#### Source material ####
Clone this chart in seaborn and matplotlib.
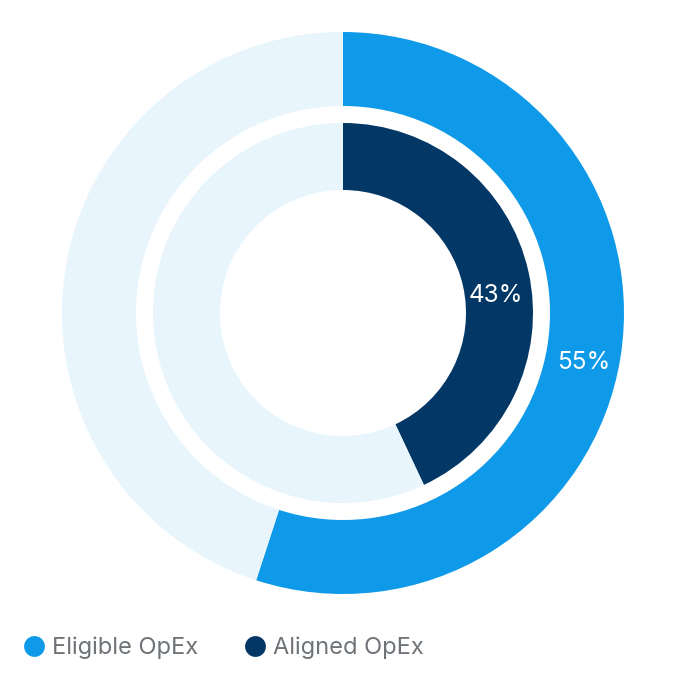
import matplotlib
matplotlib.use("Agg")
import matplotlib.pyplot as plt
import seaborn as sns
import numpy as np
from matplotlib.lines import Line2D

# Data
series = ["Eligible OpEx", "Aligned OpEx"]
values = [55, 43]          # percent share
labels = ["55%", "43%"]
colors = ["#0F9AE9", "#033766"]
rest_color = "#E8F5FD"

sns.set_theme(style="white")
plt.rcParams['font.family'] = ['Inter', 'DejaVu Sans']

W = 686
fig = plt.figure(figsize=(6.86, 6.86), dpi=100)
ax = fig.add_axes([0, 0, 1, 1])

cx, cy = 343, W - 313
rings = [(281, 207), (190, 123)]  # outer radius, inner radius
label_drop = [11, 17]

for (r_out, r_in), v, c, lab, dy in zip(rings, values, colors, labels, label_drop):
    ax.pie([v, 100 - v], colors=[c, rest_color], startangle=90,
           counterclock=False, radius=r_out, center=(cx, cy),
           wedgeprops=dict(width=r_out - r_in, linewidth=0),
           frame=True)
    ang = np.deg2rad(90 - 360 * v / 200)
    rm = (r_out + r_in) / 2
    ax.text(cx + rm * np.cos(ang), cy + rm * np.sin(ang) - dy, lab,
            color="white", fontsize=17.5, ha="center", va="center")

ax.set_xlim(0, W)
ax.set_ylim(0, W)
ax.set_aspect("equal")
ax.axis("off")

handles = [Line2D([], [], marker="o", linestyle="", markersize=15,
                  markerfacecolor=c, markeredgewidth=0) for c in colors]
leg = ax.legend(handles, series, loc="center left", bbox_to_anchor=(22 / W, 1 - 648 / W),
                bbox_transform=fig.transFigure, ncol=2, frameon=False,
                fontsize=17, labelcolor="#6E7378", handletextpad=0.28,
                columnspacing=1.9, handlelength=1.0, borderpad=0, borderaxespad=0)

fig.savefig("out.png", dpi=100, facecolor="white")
####
▸ The task
All of the material above needs to be restated exactly, with no pictures.

▸ Task answer
Clone this chart in seaborn and matplotlib.
import matplotlib
matplotlib.use("Agg")
import matplotlib.pyplot as plt
import seaborn as sns
import numpy as np
from matplotlib.lines import Line2D

# Data
series = ["Eligible OpEx", "Aligned OpEx"]
values = [55, 43]          # percent share
labels = ["55%", "43%"]
colors = ["#0F9AE9", "#033766"]
rest_color = "#E8F5FD"

sns.set_theme(style="white")
plt.rcParams['font.family'] = ['Inter', 'DejaVu Sans']

W = 686
fig = plt.figure(figsize=(6.86, 6.86), dpi=100)
ax = fig.add_axes([0, 0, 1, 1])

cx, cy = 343, W - 313
rings = [(281, 207), (190, 123)]  # outer radius, inner radius
label_drop = [11, 17]

for (r_out, r_in), v, c, lab, dy in zip(rings, values, colors, labels, label_drop):
    ax.pie([v, 100 - v], colors=[c, rest_color], startangle=90,
           counterclock=False, radius=r_out, center=(cx, cy),
           wedgeprops=dict(width=r_out - r_in, linewidth=0),
           frame=True)
    ang = np.deg2rad(90 - 360 * v / 200)
    rm = (r_out + r_in) / 2
    ax.text(cx + rm * np.cos(ang), cy + rm * np.sin(ang) - dy, lab,
            color="white", fontsize=17.5, ha="center", va="center")

ax.set_xlim(0, W)
ax.set_ylim(0, W)
ax.set_aspect("equal")
ax.axis("off")

handles = [Line2D([], [], marker="o", linestyle="", markersize=15,
                  markerfacecolor=c, markeredgewidth=0) for c in colors]
leg = ax.legend(handles, series, loc="center left", bbox_to_anchor=(22 / W, 1 - 648 / W),
                bbox_transform=fig.transFigure, ncol=2, frameon=False,
                fontsize=17, labelcolor="#6E7378", handletextpad=0.28,
                columnspacing=1.9, handlelength=1.0, borderpad=0, borderaxespad=0)

fig.savefig("out.png", dpi=100, facecolor="white")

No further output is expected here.